Set exercise
Restate each line word for word. Leave out every picture.

Information shown

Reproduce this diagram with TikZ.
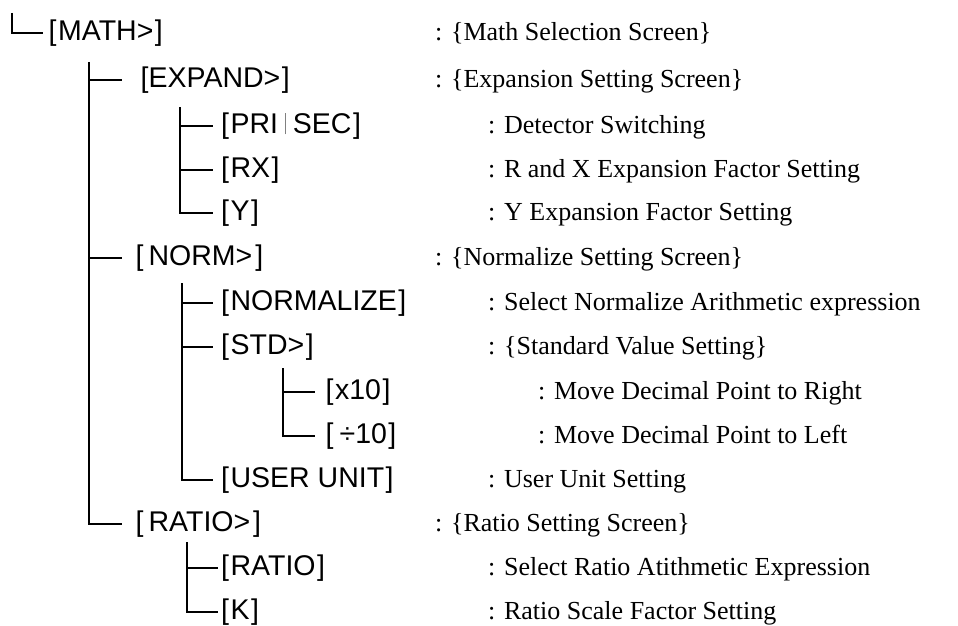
\documentclass[tikz,border=0pt]{standalone}
\usepackage{fontspec}
\setmainfont{Liberation Serif}
\newfontfamily\arialf{Liberation Sans}
\newcommand{\lb}{[\hspace{1.5pt}}
\newcommand{\rb}{\hspace{1.5pt}]}
\begin{document}
\begin{tikzpicture}[x=1pt,y=-1pt,
  key/.style={anchor=west,inner sep=0pt,font=\arialf\fontsize{28.5}{32}\selectfont},
  desc/.style={anchor=base west,inner sep=0pt,font=\fontsize{26}{30}\selectfont},
  tree/.style={line width=1.8pt}]
\useasboundingbox (0,0) rectangle (958,626);
% keys
\node[key] (math)   at (48.5,33)  {\lb MATH>\rb};
\node[key] (expand) at (140.5,80) {[EXPAND>\rb};
\node[key] (pri)    at (221,126) {\lb PRI\hspace{7pt}{\color{black!50}\rule[-1pt]{0.8pt}{21pt}}\hspace{7pt}SEC\rb};
\node[key] (rx)     at (221,170) {\lb RX\rb};
\node[key] (ykey)   at (221,213) {\lb Y\rb};
\node[key] (norm)   at (135.5,258) {[\hspace{5pt}NORM>\hspace{3pt}]};
\node[key] (normz)  at (221,303) {\lb NORMALIZE\rb};
\node[key] (std)    at (221,347) {\lb STD>\rb};
\node[key] (xten)   at (325.5,392) {\lb x10\rb};
\node[key] (dten)   at (325.5,436) {[\hspace{6pt}÷10\rb};
\node[key] (user)   at (221,480) {\lb USER UNIT\rb};
\node[key] (ratiot) at (135.5,524) {[\hspace{5pt}RATIO>\hspace{3pt}]};
\node[key] (ratio)  at (221,568) {\lb RATIO\rb};
\node[key] (kkey)   at (221,612) {\lb K\rb};
% descriptions
\node[desc] (dmath)   at (435,0 |- math.base)   {: \{Math Selection Screen\}};
\node[desc] (dexpand) at (435,0 |- expand.base) {: \{Expansion Setting Screen\}};
\node[desc] (dpri)    at (488,0 |- pri.base)    {: Detector Switching};
\node[desc] (drx)     at (488,0 |- rx.base)     {: R and X Expansion Factor Setting};
\node[desc] (dy)      at (488,0 |- ykey.base)   {: Y Expansion Factor Setting};
\node[desc] (dnorm)   at (435,0 |- norm.base)   {: \{Normalize Setting Screen\}};
\node[desc] (dnormz)  at (488,0 |- normz.base)  {: Select Normalize Arithmetic expression};
\node[desc] (dstd)    at (488,0 |- std.base)    {: \{Standard Value Setting\}};
\node[desc] (dxten)   at (538,0 |- xten.base)   {: Move Decimal Point to Right};
\node[desc] (ddten)   at (538,0 |- dten.base)   {: Move Decimal Point to Left};
\node[desc] (duser)   at (488,0 |- user.base)   {: User Unit Setting};
\node[desc] (dratiot) at (435,0 |- ratiot.base) {: \{Ratio Setting Screen\}};
\node[desc] (dratio)  at (488,0 |- ratio.base)  {: Select Ratio Atithmetic Expression};
\node[desc] (dk)      at (488,0 |- kkey.base)   {: Ratio Scale Factor Setting};
% tree lines
\coordinate (r0) at (12,13);
\draw[tree] (r0) |- ([xshift=-5.5pt]math.west);
\coordinate (v1) at (89,62);
\draw[tree] (v1) |- ([xshift=-13.5pt]ratiot.west);
\draw[tree] (v1 |- expand.west) -- ([xshift=-18.5pt]expand.west);
\draw[tree] (v1 |- norm.west) -- ([xshift=-13.5pt]norm.west);
\coordinate (v2) at (180,107);
\draw[tree] (v2) |- ([xshift=-8pt]ykey.west);
\draw[tree] (v2 |- pri.west) -- ([xshift=-8pt]pri.west);
\draw[tree] (v2 |- rx.west) -- ([xshift=-8pt]rx.west);
\coordinate (v3) at (182,283);
\draw[tree] (v3) |- ([xshift=-8pt]user.west);
\draw[tree] (v3 |- normz.west) -- ([xshift=-8pt]normz.west);
\draw[tree] (v3 |- std.west) -- ([xshift=-8pt]std.west);
\coordinate (v4) at (283,368);
\draw[tree] (v4) |- ([xshift=-10.5pt]dten.west);
\draw[tree] (v4 |- xten.west) -- ([xshift=-10.5pt]xten.west);
\coordinate (v5) at (187,542);
\draw[tree] (v5) |- ([xshift=-3pt]kkey.west);
\draw[tree] (v5 |- ratio.west) -- ([xshift=-3pt]ratio.west);
\end{tikzpicture}
\end{document}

Solution to the problem
Reproduce this diagram with TikZ.
\documentclass[tikz,border=0pt]{standalone}
\usepackage{fontspec}
\setmainfont{Liberation Serif}
\newfontfamily\arialf{Liberation Sans}
\newcommand{\lb}{[\hspace{1.5pt}}
\newcommand{\rb}{\hspace{1.5pt}]}
\begin{document}
\begin{tikzpicture}[x=1pt,y=-1pt,
  key/.style={anchor=west,inner sep=0pt,font=\arialf\fontsize{28.5}{32}\selectfont},
  desc/.style={anchor=base west,inner sep=0pt,font=\fontsize{26}{30}\selectfont},
  tree/.style={line width=1.8pt}]
\useasboundingbox (0,0) rectangle (958,626);
% keys
\node[key] (math)   at (48.5,33)  {\lb MATH>\rb};
\node[key] (expand) at (140.5,80) {[EXPAND>\rb};
\node[key] (pri)    at (221,126) {\lb PRI\hspace{7pt}{\color{black!50}\rule[-1pt]{0.8pt}{21pt}}\hspace{7pt}SEC\rb};
\node[key] (rx)     at (221,170) {\lb RX\rb};
\node[key] (ykey)   at (221,213) {\lb Y\rb};
\node[key] (norm)   at (135.5,258) {[\hspace{5pt}NORM>\hspace{3pt}]};
\node[key] (normz)  at (221,303) {\lb NORMALIZE\rb};
\node[key] (std)    at (221,347) {\lb STD>\rb};
\node[key] (xten)   at (325.5,392) {\lb x10\rb};
\node[key] (dten)   at (325.5,436) {[\hspace{6pt}÷10\rb};
\node[key] (user)   at (221,480) {\lb USER UNIT\rb};
\node[key] (ratiot) at (135.5,524) {[\hspace{5pt}RATIO>\hspace{3pt}]};
\node[key] (ratio)  at (221,568) {\lb RATIO\rb};
\node[key] (kkey)   at (221,612) {\lb K\rb};
% descriptions
\node[desc] (dmath)   at (435,0 |- math.base)   {: \{Math Selection Screen\}};
\node[desc] (dexpand) at (435,0 |- expand.base) {: \{Expansion Setting Screen\}};
\node[desc] (dpri)    at (488,0 |- pri.base)    {: Detector Switching};
\node[desc] (drx)     at (488,0 |- rx.base)     {: R and X Expansion Factor Setting};
\node[desc] (dy)      at (488,0 |- ykey.base)   {: Y Expansion Factor Setting};
\node[desc] (dnorm)   at (435,0 |- norm.base)   {: \{Normalize Setting Screen\}};
\node[desc] (dnormz)  at (488,0 |- normz.base)  {: Select Normalize Arithmetic expression};
\node[desc] (dstd)    at (488,0 |- std.base)    {: \{Standard Value Setting\}};
\node[desc] (dxten)   at (538,0 |- xten.base)   {: Move Decimal Point to Right};
\node[desc] (ddten)   at (538,0 |- dten.base)   {: Move Decimal Point to Left};
\node[desc] (duser)   at (488,0 |- user.base)   {: User Unit Setting};
\node[desc] (dratiot) at (435,0 |- ratiot.base) {: \{Ratio Setting Screen\}};
\node[desc] (dratio)  at (488,0 |- ratio.base)  {: Select Ratio Atithmetic Expression};
\node[desc] (dk)      at (488,0 |- kkey.base)   {: Ratio Scale Factor Setting};
% tree lines
\coordinate (r0) at (12,13);
\draw[tree] (r0) |- ([xshift=-5.5pt]math.west);
\coordinate (v1) at (89,62);
\draw[tree] (v1) |- ([xshift=-13.5pt]ratiot.west);
\draw[tree] (v1 |- expand.west) -- ([xshift=-18.5pt]expand.west);
\draw[tree] (v1 |- norm.west) -- ([xshift=-13.5pt]norm.west);
\coordinate (v2) at (180,107);
\draw[tree] (v2) |- ([xshift=-8pt]ykey.west);
\draw[tree] (v2 |- pri.west) -- ([xshift=-8pt]pri.west);
\draw[tree] (v2 |- rx.west) -- ([xshift=-8pt]rx.west);
\coordinate (v3) at (182,283);
\draw[tree] (v3) |- ([xshift=-8pt]user.west);
\draw[tree] (v3 |- normz.west) -- ([xshift=-8pt]normz.west);
\draw[tree] (v3 |- std.west) -- ([xshift=-8pt]std.west);
\coordinate (v4) at (283,368);
\draw[tree] (v4) |- ([xshift=-10.5pt]dten.west);
\draw[tree] (v4 |- xten.west) -- ([xshift=-10.5pt]xten.west);
\coordinate (v5) at (187,542);
\draw[tree] (v5) |- ([xshift=-3pt]kkey.west);
\draw[tree] (v5 |- ratio.west) -- ([xshift=-3pt]ratio.west);
\end{tikzpicture}
\end{document}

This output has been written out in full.